Learning Greek in Constantinople, 1290s-1360s: The Evidence of the Moschopulean Manuscripts in Athens, lecture by Andrea Massimo Cuomo (Austrian Academy of Sciences), Österreichisches Archäologisches Institut, Athens, June 21, 2018, 6:00–7:00 pm
For the past three decades, historical sociolinguistics has come to profile itself as an exciting new field of study. Researchers working in this paradigm attempt to describe language use as a social phenomenon, investigating dialectical relationships between language and society.

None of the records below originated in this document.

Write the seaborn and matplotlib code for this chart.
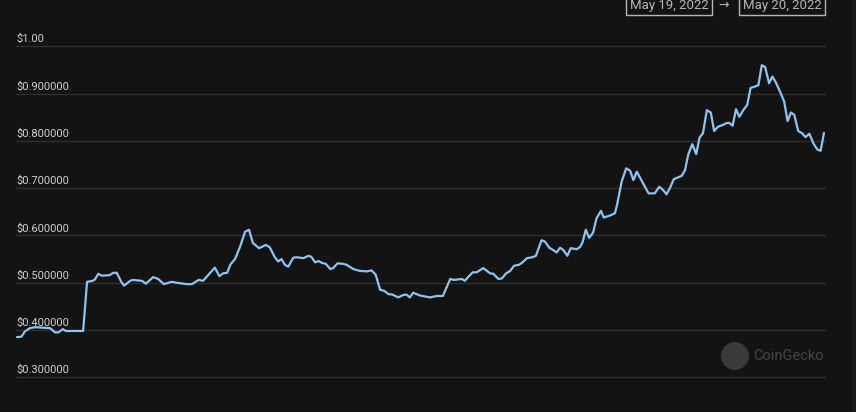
import matplotlib
matplotlib.use("Agg")
import matplotlib.pyplot as plt
import matplotlib.patches as mpatches
import seaborn as sns
import pandas as pd

# minutes after midnight, May 19 2022, and price in USD
minutes = [0, 8, 14, 23, 32, 59, 68, 74, 82, 87, 118, 125, 135, 139, 145, 151, 165, 172, 178, 186,
           191, 202, 206, 223, 230, 243, 252, 262, 276, 285, 303, 312, 324, 332, 353, 361, 368, 375, 381, 389,
           398, 407, 414, 421, 432, 444, 451, 460, 466, 472, 478, 484, 493, 499, 511, 520, 525, 532, 538, 544,
           551, 559, 564, 572, 582, 588, 600, 612, 624, 633, 640, 648, 655, 663, 670, 680, 689, 695, 701, 707,
           719, 737, 749, 760, 773, 780, 794, 799, 805, 813, 820, 832, 844, 850, 859, 865, 873, 880, 887, 896,
           902, 910, 920, 926, 936, 942, 950, 957, 963, 969, 975, 982, 988, 999, 1005, 1009, 1015, 1021, 1028, 1034,
           1042, 1047, 1058, 1067, 1071, 1079, 1087, 1094, 1100, 1106, 1115, 1127, 1138, 1146, 1153, 1159, 1165, 1172, 1182, 1186,
           1192, 1198, 1205, 1212, 1218, 1224, 1231, 1238, 1244, 1251, 1260, 1267, 1271, 1277, 1283, 1289, 1296, 1303, 1309, 1317,
           1323, 1329, 1335, 1342, 1348, 1354, 1362, 1369, 1375, 1381, 1387, 1394, 1401, 1407, 1414, 1421, 1428, 1434, 1440]
price = [0.385, 0.386, 0.397, 0.404, 0.406, 0.404, 0.395, 0.395, 0.402, 0.398, 0.398, 0.502, 0.504, 0.507, 0.519, 0.515, 0.516, 0.521, 0.521, 0.502,
         0.494, 0.504, 0.506, 0.504, 0.498, 0.512, 0.508, 0.497, 0.502, 0.500, 0.497, 0.497, 0.506, 0.504, 0.532, 0.514, 0.520, 0.521, 0.539, 0.550,
         0.576, 0.608, 0.612, 0.584, 0.573, 0.580, 0.575, 0.554, 0.545, 0.550, 0.538, 0.534, 0.553, 0.554, 0.552, 0.557, 0.555, 0.543, 0.546, 0.542,
         0.540, 0.529, 0.531, 0.541, 0.540, 0.538, 0.529, 0.525, 0.524, 0.526, 0.517, 0.485, 0.483, 0.476, 0.475, 0.469, 0.474, 0.475, 0.469, 0.479,
         0.473, 0.469, 0.472, 0.472, 0.508, 0.506, 0.508, 0.504, 0.512, 0.522, 0.522, 0.531, 0.520, 0.519, 0.508, 0.509, 0.520, 0.525, 0.536, 0.538,
         0.543, 0.552, 0.554, 0.557, 0.590, 0.587, 0.574, 0.569, 0.564, 0.574, 0.569, 0.557, 0.573, 0.571, 0.576, 0.585, 0.612, 0.595, 0.606, 0.636,
         0.652, 0.638, 0.642, 0.647, 0.666, 0.714, 0.742, 0.737, 0.717, 0.735, 0.715, 0.689, 0.689, 0.703, 0.696, 0.687, 0.700, 0.719, 0.724, 0.726,
         0.738, 0.772, 0.793, 0.772, 0.807, 0.816, 0.865, 0.860, 0.821, 0.830, 0.834, 0.838, 0.838, 0.832, 0.867, 0.851, 0.865, 0.876, 0.912, 0.915,
         0.918, 0.960, 0.956, 0.922, 0.936, 0.924, 0.903, 0.883, 0.842, 0.860, 0.855, 0.821, 0.816, 0.808, 0.815, 0.795, 0.782, 0.779, 0.817]

tick_values = [0.3, 0.4, 0.5, 0.6, 0.7, 0.8, 0.9, 1.0]
tick_labels = ["$0.300000", "$0.400000", "$0.500000", "$0.600000",
               "$0.700000", "$0.800000", "$0.900000", "$1.00"]
start_date = "May 19, 2022"
end_date = "May 20, 2022"

bg = "#131313"
sns.set_style("dark")
plt.rcParams["font.family"] = ["Roboto", "DejaVu Sans"]

df = pd.DataFrame({"minute": minutes, "price": price})

fig = plt.figure(figsize=(8.56, 4.12), dpi=100, facecolor=bg)
ax = fig.add_axes([16 / 856, 17 / 412, 810 / 856, 365 / 412])
ax.set_facecolor(bg)

sns.lineplot(data=df, x="minute", y="price", ax=ax, color="#8ec4f3", linewidth=1.6)

ax.set_xlim(-1.8, 1443.6)
ax.set_ylim(0.2626, 1.0345)
ax.set_xticks([])
ax.set_yticks([])
ax.set_xlabel("")
ax.set_ylabel("")
for s in ax.spines.values():
    s.set_visible(False)

# grid lines with labels sitting just above them
for v, lab in zip(tick_values, tick_labels):
    ax.axhline(v, color="#2e2e2e", linewidth=1, zorder=0)
    ax.text(0.0, v + 0.004, lab, transform=ax.get_yaxis_transform(),
            ha="left", va="bottom", fontsize=8, color="#d0d0d0")

# date range boxes at the top
box = dict(boxstyle="square,pad=0.25", facecolor=bg, edgecolor="#b5b5b5", linewidth=1)
fig.text(669 / 856, 1 - 5 / 412, start_date, ha="center", va="center",
         fontsize=9.5, color="#b5b5b5", bbox=box)
fig.text(724 / 856, 1 - 5 / 412, "→", ha="center", va="center",
         fontsize=9, color="#b5b5b5", family=["DejaVu Sans"])
fig.text(782 / 856, 1 - 5 / 412, end_date, ha="center", va="center",
         fontsize=9.5, color="#b5b5b5", bbox=box)

# watermark
fig.add_artist(mpatches.Circle((7.35, 0.56), 0.14, transform=fig.dpi_scale_trans,
                               facecolor="#3a3a3a", edgecolor="none"))
fig.text(753 / 856, 56 / 412, "CoinGecko", ha="left", va="center",
         fontsize=10.5, color="#444444")

# thin lighter strip on the right edge
fig.add_artist(mpatches.Rectangle((852 / 856, 0), 4 / 856, 1, transform=fig.transFigure,
                                  facecolor="#1a1a1a", edgecolor="none"))

fig.savefig("out.png", dpi=100, facecolor=bg)
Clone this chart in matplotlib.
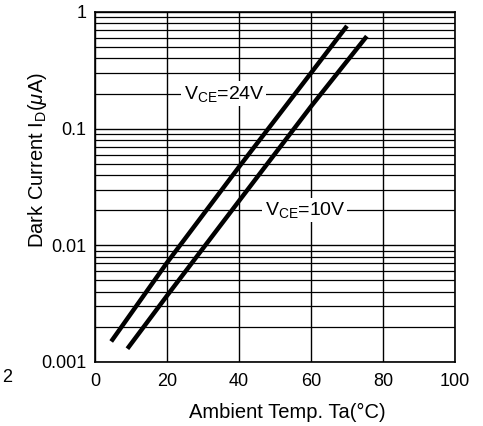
import matplotlib
matplotlib.use("Agg")
import matplotlib.pyplot as plt
import numpy as np
from matplotlib.ticker import FixedLocator, LogLocator, NullFormatter

plt.rcParams['font.family'] = ['Liberation Sans', 'DejaVu Sans']
plt.rcParams['mathtext.fontset'] = 'custom'
plt.rcParams['mathtext.rm'] = 'Liberation Sans'
plt.rcParams['mathtext.it'] = 'Liberation Sans:italic'

# dark current vs ambient temperature
temp_24v = [4.5, 20, 40, 60, 70]
id_24v = [0.0015, 0.0071, 0.047, 0.30, 0.76]
temp_10v = [9, 20, 40, 60, 75.5]
id_10v = [0.0013, 0.0037, 0.024, 0.155, 0.62]

x_ticks = [0, 20, 40, 60, 80, 100]
y_ticks = [0.001, 0.01, 0.1, 1]
y_labels = ['0.001', '0.01', '0.1', '1']


def main():
    fig = plt.figure(figsize=(4.83, 4.26), dpi=100)
    ax = fig.add_axes([95 / 483, 64 / 426, 360 / 483, 350 / 426])

    ax.plot(temp_24v, id_24v, color='black', lw=3.2, solid_capstyle='butt')
    ax.plot(temp_10v, id_10v, color='black', lw=3.2, solid_capstyle='butt')

    ax.set_yscale('log')
    ax.set_xlim(0, 100)
    ax.set_ylim(0.001, 1)
    ax.set_xticks(x_ticks)
    ax.set_yticks(y_ticks)
    ax.set_yticklabels(y_labels)
    ax.yaxis.set_minor_locator(LogLocator(base=10, subs=np.arange(2, 10)))
    ax.yaxis.set_minor_formatter(NullFormatter())
    ax.xaxis.set_minor_locator(FixedLocator([]))
    ax.tick_params(which='both', length=0, labelsize=13)
    ax.tick_params(axis='y', pad=6)
    ax.tick_params(axis='x', pad=8)

    ax.grid(True, which='major', color='black', lw=1.0)
    ax.grid(True, which='minor', axis='y', color='black', lw=0.9)
    for sp in ax.spines.values():
        sp.set_linewidth(1.2)

    ax.text(35.8, 0.2, 'V$_{\\mathrm{CE}}$=24V', ha='center', va='center', fontsize=14,
            bbox=dict(facecolor='white', edgecolor='none', pad=1.5))
    ax.text(58.3, 0.02, 'V$_{\\mathrm{CE}}$=10V', ha='center', va='center', fontsize=14,
            bbox=dict(facecolor='white', edgecolor='none', pad=1.5))

    ax.set_xlabel('Ambient Temp. Ta(°C)', fontsize=14.5, va='center')
    ax.xaxis.set_label_coords(0.533, -0.143)
    ax.set_ylabel('Dark Current I$_{\\mathrm{D}}$($\\mathit{\\mu}$A)', fontsize=14.5, va='center')
    ax.yaxis.set_label_coords(-0.161, 0.577)

    fig.text(2 / 483, 1 - 378 / 426, '2', fontsize=13, va='center', ha='left')

    fig.savefig('out.png', dpi=100)


if __name__ == '__main__':
    main()
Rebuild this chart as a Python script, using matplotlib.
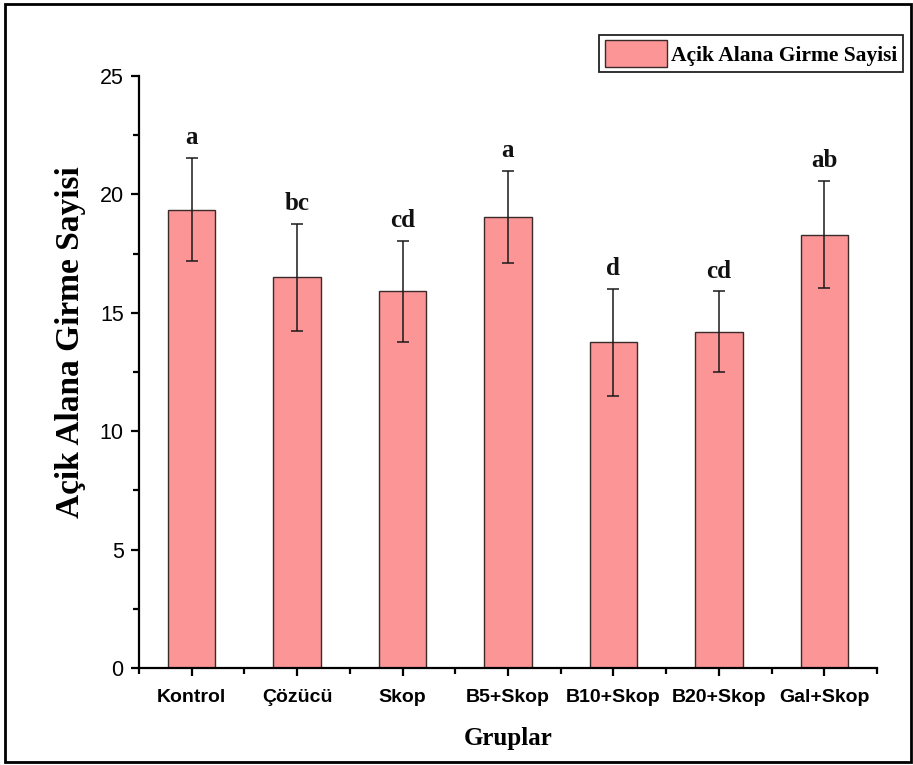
import numpy as np
import matplotlib
matplotlib.use('Agg')
import matplotlib.pyplot as plt
from matplotlib.ticker import FixedLocator, MultipleLocator
from matplotlib.patches import Rectangle

# gruplar ve ortalama +/- hata degerleri
gruplar = ['Kontrol', 'Çözücü', 'Skop', 'B5+Skop', 'B10+Skop', 'B20+Skop', 'Gal+Skop']
ortalama = [19.35, 16.5, 15.9, 19.05, 13.75, 14.2, 18.3]
hata = [2.17, 2.25, 2.15, 1.95, 2.25, 1.7, 2.25]
harfler = ['a', 'bc', 'cd', 'a', 'd', 'cd', 'ab']

serif = 'Liberation Serif'
sans = 'Liberation Sans'

fig = plt.figure(figsize=(9.13, 7.65), dpi=100)
ax = fig.add_axes([0.1522, 0.1268, 0.8084, 0.7739])

x = np.arange(1, len(gruplar) + 1)
ax.bar(x, ortalama, width=0.45, color='#fc9696', edgecolor='#3a2a2a',
       linewidth=1.0, label='Açik Alana Girme Sayisi', zorder=2)
ax.errorbar(x, ortalama, yerr=hata, fmt='none', ecolor='#1a1a1a',
            elinewidth=1.1, capsize=4, capthick=1.1, zorder=3)

# anlamlilik harfleri
for xi, m, e, h in zip(x, ortalama, hata, harfler):
    ax.annotate(h, xy=(xi, m + e), xytext=(0, 10), textcoords='offset points',
                ha='center', va='baseline', fontsize=18, fontweight='bold',
                family=serif, color='#111111')

ax.set_xlim(0.5, 7.5)
ax.set_ylim(0, 25)
ax.set_xticks(x)
ax.set_xticklabels(gruplar, fontsize=14, fontweight='bold', family=sans)
ax.xaxis.set_minor_locator(FixedLocator(np.arange(0.5, 8, 1)))
ax.yaxis.set_major_locator(MultipleLocator(5))
ax.yaxis.set_minor_locator(MultipleLocator(2.5))
for lab in ax.get_yticklabels():
    lab.set_family(sans)
    lab.set_fontsize(15.5)

ax.spines['top'].set_visible(False)
ax.spines['right'].set_visible(False)
for s in ('left', 'bottom'):
    ax.spines[s].set_linewidth(1.6)
ax.tick_params(which='major', direction='out', length=6, width=1.6, pad=5)
ax.tick_params(which='minor', direction='out', length=4, width=1.6)
ax.tick_params(axis='x', which='major', pad=9)

ax.set_ylabel('Açik Alana Girme Sayisi', fontsize=24, fontweight='bold', family=serif)
ax.yaxis.set_label_coords(-0.072, 0.55)
ax.set_xlabel('Gruplar', fontsize=18, fontweight='bold', family=serif)
ax.xaxis.set_label_coords(0.5, -0.1)

leg = fig.legend(loc='upper right', bbox_to_anchor=(903 / 913, 1 - 35 / 765),
                 prop={'family': serif, 'weight': 'bold', 'size': 15.5},
                 fancybox=False, edgecolor='#222222', framealpha=1,
                 handlelength=2.9, handleheight=1.5, handletextpad=0.2,
                 borderpad=0.25, borderaxespad=0)
leg.get_frame().set_linewidth(1.3)

# dis cerceve
fig.patches.append(Rectangle((5 / 913, 3 / 765), 906 / 913, 758 / 765,
                             transform=fig.transFigure, fill=False,
                             edgecolor='black', linewidth=2))

fig.savefig('out.png', dpi=100)
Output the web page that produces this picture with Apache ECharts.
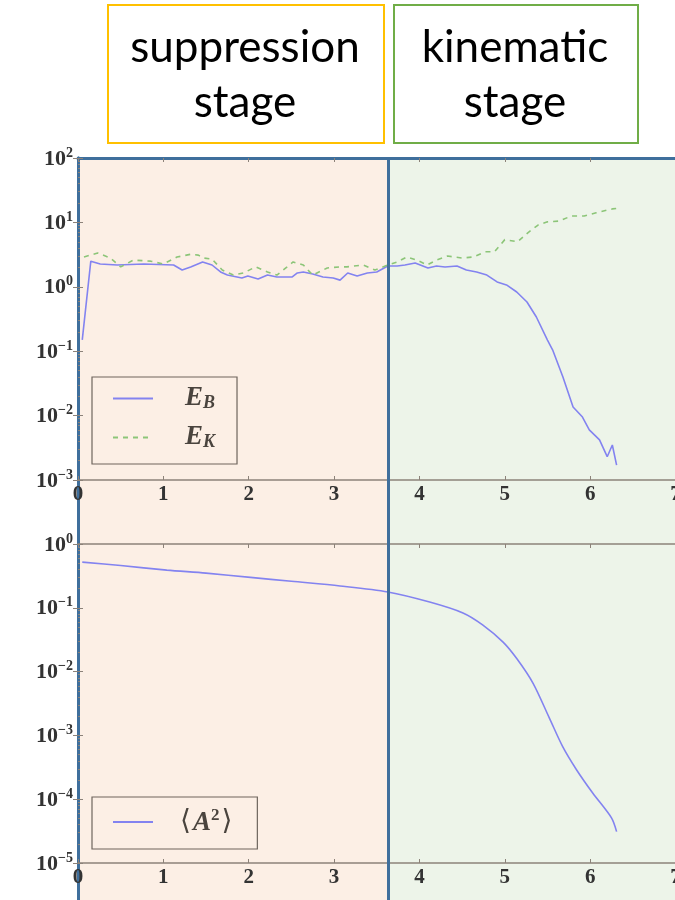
<!DOCTYPE html>
<html>
<head>
<meta charset="utf-8">
<script src="https://cdn.jsdelivr.net/npm/echarts@6/dist/echarts.min.js"></script>
<style>
html, body { margin: 0; padding: 0; background: #fff; }
#chart { width: 675px; height: 900px; }
</style>
</head>
<body>
<div id="chart"></div>
<script>
// stage split (time) and the two stage names
const stageBoundary = 3.63;
const stageNames = ['suppression\nstage', 'kinematic\nstage'];

// magnetic energy E_B
const ebTime = [0.05, 0.15, 0.26, 0.46, 0.77, 1.12, 1.22, 1.32, 1.46, 1.57, 1.67, 1.75, 1.92, 1.99, 2.11, 2.22, 2.33, 2.51, 2.57, 2.64, 2.75, 2.87, 2.99, 3.07, 3.16, 3.27, 3.39, 3.50, 3.63, 3.74, 3.83, 3.95, 4.10, 4.20, 4.30, 4.44, 4.55, 4.67, 4.79, 4.91, 5.02, 5.14, 5.26, 5.37, 5.50, 5.56, 5.68, 5.80, 5.91, 5.99, 6.11, 6.20, 6.26, 6.31];
const ebValue = [0.15, 2.5, 2.26, 2.18, 2.26, 2.18, 1.82, 2.03, 2.43, 2.18, 1.70, 1.52, 1.37, 1.47, 1.32, 1.52, 1.42, 1.42, 1.64, 1.70, 1.58, 1.42, 1.37, 1.27, 1.64, 1.47, 1.64, 1.70, 2.10, 2.10, 2.18, 2.34, 1.96, 2.10, 2.03, 2.10, 1.82, 1.70, 1.52, 1.19, 1.07, 0.83, 0.58, 0.34, 0.149, 0.105, 0.040, 0.0136, 0.0095, 0.006, 0.0042, 0.0023, 0.0035, 0.0017];

// kinetic energy E_K
const ekTime = [0.07, 0.23, 0.38, 0.5, 0.65, 0.85, 1.0, 1.16, 1.32, 1.41, 1.47, 1.57, 1.69, 1.82, 1.94, 2.08, 2.22, 2.33, 2.45, 2.52, 2.64, 2.75, 2.92, 3.07, 3.15, 3.34, 3.48, 3.63, 3.74, 3.85, 3.97, 4.09, 4.2, 4.33, 4.5, 4.63, 4.77, 4.88, 5.0, 5.15, 5.27, 5.39, 5.5, 5.64, 5.78, 5.93, 6.07, 6.26, 6.31];
const ekValue = [2.9, 3.35, 2.8, 2.04, 2.6, 2.5, 2.26, 2.9, 3.2, 3.1, 2.8, 2.7, 1.82, 1.52, 1.64, 2.04, 1.70, 1.52, 2.04, 2.43, 2.18, 1.52, 1.96, 2.04, 2.04, 2.18, 1.82, 2.18, 2.43, 2.9, 2.6, 2.18, 2.6, 3.0, 2.8, 2.9, 3.5, 3.5, 5.4, 5.0, 6.9, 9.1, 10.2, 10.5, 12.6, 12.6, 14.1, 16.2, 16.5];

// <A^2>
const a2Time = [0.05, 0.5, 1.04, 1.5, 2.02, 2.5, 3.07, 3.63, 4.12, 4.51, 4.74, 4.98, 5.14, 5.33, 5.52, 5.68, 5.84, 6.03, 6.25, 6.31];
const a2Value = [0.52, 0.46, 0.39, 0.35, 0.30, 0.26, 0.22, 0.177, 0.123, 0.083, 0.054, 0.029, 0.016, 0.0066, 0.0019, 0.00066, 0.00029, 0.000125, 0.000051, 0.000031];

// axis ranges
const xMin = 0, xMax = 7;
const topYRange = [1e-3, 1e2];
const botYRange = [1e-5, 1e0];

const pairs = (t, v) => t.map((x, i) => [x, v[i]]);

const blue = '#3f6f9c';
const gray = '#8c8279';
const serif = 'Liberation Serif';

const chart = echarts.init(document.getElementById('chart'));

function expLabel(v) {
    const e = Math.round(Math.log10(v));
    return '{b|10}{s|' + (e < 0 ? '\u2212' + (-e) : e) + '}';
}

const yRich = {
    b: { fontFamily: serif, fontWeight: 'bold', fontSize: 22, color: '#333', lineHeight: 24, verticalAlign: 'bottom' },
    s: { fontFamily: serif, fontWeight: 'bold', fontSize: 14, color: '#333', lineHeight: 24, verticalAlign: 'top' }
};

function xAxes(grid, topColor, topWidth) {
    return [
        {
            gridIndex: grid, type: 'value', min: xMin, max: xMax, interval: 1, position: 'bottom',
            axisLine: { lineStyle: { color: gray, width: 1.5 } },
            axisTick: { inside: true, length: 4, lineStyle: { color: gray } },
            axisLabel: { fontFamily: serif, fontWeight: 'bold', fontSize: 21, color: '#333', margin: 4 },
            splitLine: { show: false }
        },
        {
            gridIndex: grid, type: 'value', min: xMin, max: xMax, interval: 1, position: 'top',
            axisLine: { lineStyle: { color: topColor, width: topWidth } },
            axisTick: { inside: true, length: 4, lineStyle: { color: gray } },
            axisLabel: { show: false },
            splitLine: { show: false }
        }
    ];
}

function yAxes(grid, range) {
    return [
        {
            gridIndex: grid, type: 'log', logBase: 10, min: range[0], max: range[1], position: 'left',
            axisLine: { show: true, lineStyle: { color: blue, width: 3 } },
            axisTick: { inside: true, length: 5, lineStyle: { color: gray } },
            minorTick: { show: true, splitNumber: 9, length: 2, lineStyle: { color: gray } },
            axisLabel: { formatter: expLabel, rich: yRich, margin: 5 },
            splitLine: { show: false }
        },
        {
            gridIndex: grid, type: 'log', logBase: 10, min: range[0], max: range[1], position: 'right',
            axisLine: { show: false },
            axisTick: { inside: true, length: 5, lineStyle: { color: gray } },
            axisLabel: { show: false },
            splitLine: { show: false }
        }
    ];
}

const legendText = { fontFamily: serif, fontWeight: 'bold', fontStyle: 'italic', color: '#4a443e' };

const option = {
    animation: false,
    grid: [
        { left: 78, width: 597.5, top: 158, height: 322, outerBoundsMode: 'none' },
        { left: 78, width: 597.5, top: 544, height: 319, outerBoundsMode: 'none' },
        { left: 78, width: 597.5, top: 158, bottom: 0, outerBoundsMode: 'none' }
    ],
    xAxis: [
        ...xAxes(0, blue, 3),
        ...xAxes(1, gray, 1.5),
        { gridIndex: 2, type: 'value', min: xMin, max: xMax, show: false }
    ],
    yAxis: [
        ...yAxes(0, topYRange),
        ...yAxes(1, botYRange),
        {
            gridIndex: 2, type: 'value', min: 0, max: 1,
            axisLine: { show: true, lineStyle: { color: blue, width: 3 } },
            axisTick: { show: false }, axisLabel: { show: false }, splitLine: { show: false }
        }
    ],
    legend: [
        {
            data: ['E_B', 'E_K'], orient: 'vertical', left: 92, top: 377,
            itemWidth: 40, itemHeight: 10, itemGap: 12,
            padding: [8, 22, 13, 20],
            itemStyle: { opacity: 0 },
            borderColor: '#6e655d', borderWidth: 1.2, borderRadius: 0,
            formatter: n => n === 'E_B' ? '{e|E}{u|B}' : '{e|E}{u|K}',
            textStyle: {
                rich: {
                    e: { ...legendText, fontSize: 27, lineHeight: 27, padding: [0, 0, 0, 27], verticalAlign: 'top' },
                    u: { ...legendText, fontSize: 18, lineHeight: 27, verticalAlign: 'bottom' }
                }
            }
        },
        {
            data: ['A2'], orient: 'vertical', left: 92, top: 797,
            itemWidth: 40, itemHeight: 10,
            padding: [10, 25, 12, 20],
            itemStyle: { opacity: 0 },
            borderColor: '#6e655d', borderWidth: 1.2, borderRadius: 0,
            formatter: () => '{q|\u27e8}{e|A}{u|2}{p|\u27e9}',
            textStyle: {
                rich: {
                    q: { fontFamily: 'DejaVu Serif', color: '#4a443e', fontSize: 28, lineHeight: 30, padding: [0, 2, 0, 22] },
                    p: { fontFamily: 'DejaVu Serif', color: '#4a443e', fontSize: 28, lineHeight: 30, padding: [0, 0, 0, 2] },
                    e: { ...legendText, fontSize: 27, lineHeight: 30, verticalAlign: 'bottom' },
                    u: { ...legendText, fontStyle: 'normal', fontSize: 17, lineHeight: 30, verticalAlign: 'top' }
                }
            }
        }
    ],
    graphic: [
        {
            type: 'rect', left: 107, top: 4, shape: { width: 276, height: 138 },
            style: { fill: '#fff', stroke: '#ffc000', lineWidth: 2 }
        },
        {
            type: 'text', x: 245, y: 75,
            style: { text: stageNames[0], font: '44px Lato', lineHeight: 55, fill: '#000', align: 'center', verticalAlign: 'middle' }
        },
        {
            type: 'rect', left: 393, top: 4, shape: { width: 244, height: 138 },
            style: { fill: '#fff', stroke: '#70ad47', lineWidth: 2 }
        },
        {
            type: 'text', x: 515, y: 75,
            style: { text: stageNames[1], font: '44px Lato', lineHeight: 55, fill: '#000', align: 'center', verticalAlign: 'middle' }
        }
    ],
    series: [
        {
            // stage shading
            type: 'line', xAxisIndex: 4, yAxisIndex: 4, data: [[0, 0]], symbol: 'none',
            lineStyle: { opacity: 0 }, z: -10, silent: true,
            markArea: {
                silent: true, z: -10,
                data: [
                    [{ xAxis: xMin, itemStyle: { color: '#fcefe5' } }, { xAxis: stageBoundary }],
                    [{ xAxis: stageBoundary, itemStyle: { color: '#edf4e9' } }, { xAxis: xMax }]
                ]
            }
        },
        {
            // stage boundary line
            type: 'line', xAxisIndex: 4, yAxisIndex: 4, data: [[0, 0]], symbol: 'none',
            lineStyle: { opacity: 0 }, z: 5, silent: true,
            markLine: {
                silent: true, symbol: 'none', label: { show: false },
                lineStyle: { color: blue, width: 3, type: 'solid' },
                data: [{ xAxis: stageBoundary }]
            }
        },
        {
            name: 'E_B', type: 'line', xAxisIndex: 0, yAxisIndex: 0,
            data: pairs(ebTime, ebValue), symbol: 'none',
            lineStyle: { color: '#8383f0', width: 1.6 }, itemStyle: { color: '#8383f0' }
        },
        {
            name: 'E_K', type: 'line', xAxisIndex: 0, yAxisIndex: 0,
            data: pairs(ekTime, ekValue), symbol: 'none',
            lineStyle: { color: '#8cc578', width: 1.6, type: [5, 5] }, itemStyle: { color: '#8cc578' }
        },
        {
            name: 'A2', type: 'line', xAxisIndex: 2, yAxisIndex: 2,
            data: pairs(a2Time, a2Value), symbol: 'none', smooth: 0.3,
            lineStyle: { color: '#8383f0', width: 1.6 }, itemStyle: { color: '#8383f0' }
        }
    ]
};

chart.setOption(option);
</script>
</body>
</html>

Contemporary sociolinguistic insights form the basis for these descriptions, but given the complexity of the subject, a interdisciplinary approach has been in the making, combining insights from corpus linguistics, historical linguistics, philology, and semiotics.
By presenting case studies, taken from late Byzantine grammars preserved in the libraries of Athens, this talk will focus on the value of then-current language descriptions: They help us to retrieve the original users’ linguistic and cultural competencies, leading to a new poetics, a speech-community oriented understanding of Medieval Greek texts.
Andrea Massimo Cuomo has worked as a PostDoc researcher at the Division of Byzantine Research of the Austrian Academy of Sciences in Vienna since 2012. His main areas of research include classical education in Palaeologan Byzantium, historical sociolinguistics, and late Byzantine scholia on Sophocles.